While in Japan, what do you hope to accomplish?
I travel to Japan to have my heart and mind touched by the Hibakusha (survivors of atomic bombings) and hopefully be moved to a deeper commitment to abolish nuclear weapons. I also hope to form friendships and connections with Japanese people to work cooperatively on the abolishing of nuclear weapons.
Upon returning, what do you hope to do with your experience?
I hope to work with Japanese friends and all other interested people in preparing for the Non Proliferation Treaty Review which will take place at the United Nations in New York in May,
Is there anything else you would like to share about yourself, your experience, or your intent for this journey?
The absence of compassion and moral judgment brought the decision to use the atomic bomb on two cities and their inhabitants. The deadly deeds inflicted on the people of Japan by our government must be acknowledged and repented by the American people. Repentance and compassion are essential first steps toward eliminating all nuclear weapons.

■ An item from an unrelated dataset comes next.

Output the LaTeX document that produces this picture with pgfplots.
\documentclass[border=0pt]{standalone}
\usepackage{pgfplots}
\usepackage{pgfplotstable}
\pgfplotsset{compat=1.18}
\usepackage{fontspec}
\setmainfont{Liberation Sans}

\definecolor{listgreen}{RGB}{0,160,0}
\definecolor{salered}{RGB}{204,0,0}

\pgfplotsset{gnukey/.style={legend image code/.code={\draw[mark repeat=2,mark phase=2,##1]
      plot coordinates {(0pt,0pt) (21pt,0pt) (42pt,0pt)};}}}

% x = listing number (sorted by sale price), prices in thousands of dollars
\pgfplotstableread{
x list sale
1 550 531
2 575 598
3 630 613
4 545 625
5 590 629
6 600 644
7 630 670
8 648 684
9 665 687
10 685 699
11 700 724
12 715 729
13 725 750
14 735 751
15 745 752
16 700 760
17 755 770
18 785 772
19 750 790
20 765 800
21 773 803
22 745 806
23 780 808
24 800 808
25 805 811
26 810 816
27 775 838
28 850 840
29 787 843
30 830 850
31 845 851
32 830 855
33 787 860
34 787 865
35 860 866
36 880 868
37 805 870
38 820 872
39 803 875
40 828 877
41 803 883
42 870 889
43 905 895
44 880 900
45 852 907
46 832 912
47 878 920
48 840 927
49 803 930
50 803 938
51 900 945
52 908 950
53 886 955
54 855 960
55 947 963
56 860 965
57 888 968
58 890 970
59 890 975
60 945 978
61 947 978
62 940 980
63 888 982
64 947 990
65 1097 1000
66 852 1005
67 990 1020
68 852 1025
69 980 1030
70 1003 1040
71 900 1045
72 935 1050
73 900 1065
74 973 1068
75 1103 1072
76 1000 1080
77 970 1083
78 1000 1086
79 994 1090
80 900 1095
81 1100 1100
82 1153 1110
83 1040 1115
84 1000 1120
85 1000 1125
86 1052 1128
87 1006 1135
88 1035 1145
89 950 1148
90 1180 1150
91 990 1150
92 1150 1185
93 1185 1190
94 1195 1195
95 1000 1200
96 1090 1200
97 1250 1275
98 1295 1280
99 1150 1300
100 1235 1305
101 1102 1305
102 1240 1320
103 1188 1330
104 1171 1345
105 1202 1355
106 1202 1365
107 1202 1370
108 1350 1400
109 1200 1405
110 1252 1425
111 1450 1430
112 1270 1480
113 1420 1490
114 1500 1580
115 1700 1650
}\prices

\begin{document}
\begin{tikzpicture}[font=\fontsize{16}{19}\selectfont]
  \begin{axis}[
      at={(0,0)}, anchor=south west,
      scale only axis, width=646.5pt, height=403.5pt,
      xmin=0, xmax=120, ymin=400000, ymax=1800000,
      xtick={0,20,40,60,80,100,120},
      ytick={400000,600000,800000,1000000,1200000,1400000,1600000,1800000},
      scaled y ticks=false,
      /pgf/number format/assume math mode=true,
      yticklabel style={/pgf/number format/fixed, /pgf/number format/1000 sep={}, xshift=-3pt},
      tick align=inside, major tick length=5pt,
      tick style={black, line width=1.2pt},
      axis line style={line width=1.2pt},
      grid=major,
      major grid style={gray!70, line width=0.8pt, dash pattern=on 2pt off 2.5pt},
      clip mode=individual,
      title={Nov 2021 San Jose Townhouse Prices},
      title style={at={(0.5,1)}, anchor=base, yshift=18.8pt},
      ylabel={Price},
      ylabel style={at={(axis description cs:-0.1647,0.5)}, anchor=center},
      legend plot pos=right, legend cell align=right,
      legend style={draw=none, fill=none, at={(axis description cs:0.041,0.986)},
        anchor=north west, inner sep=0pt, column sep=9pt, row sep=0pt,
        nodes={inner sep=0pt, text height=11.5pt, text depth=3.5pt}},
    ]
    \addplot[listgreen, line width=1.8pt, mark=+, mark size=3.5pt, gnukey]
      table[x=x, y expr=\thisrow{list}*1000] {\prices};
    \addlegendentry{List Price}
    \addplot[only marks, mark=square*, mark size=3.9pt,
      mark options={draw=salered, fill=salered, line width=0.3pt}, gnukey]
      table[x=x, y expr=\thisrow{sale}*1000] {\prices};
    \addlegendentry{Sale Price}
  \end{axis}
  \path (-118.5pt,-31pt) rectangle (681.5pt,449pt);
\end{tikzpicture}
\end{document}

We and our human family in global villages and countries are held in the bondage of fear and terror by nuclear weapons. The possibility of the use of a nuclear weapon is always with us; however, even if a missile or nuclear weapon is not fired the poor and destitute of our country and in our global village are dying and robbed of a human life by the staggering amounts of money and resources going into the production, enhancement, and deployment of nuclear weapons. Large sections of people are dying for lack of human services that could otherwise save lives. Often the mentally ill on our streets live in makeshift lean-tos or abandoned autos, and our lack of response often leads to them taking their lives.
In our country of nuclear weapon superiority, violence and greed are ever rising. As Fr. Richard McSorley, S.J., a prisoner of WWII for 3 years has said: “The taproot of violence in our society today is our intent to use nuclear weapons. Once we have agreed to that, all other evil is minor in comparison. Until we squarely face the question of our consent to use nuclear weapons, any hope of large scale improvement of public morality is doomed to failure.”
Some years ago who would have thought that the American people would allow torture as a practice to be officially approved. As world tension increases we are becoming more numb to respond as human beings to each other and care for each other and the world that God has given to us.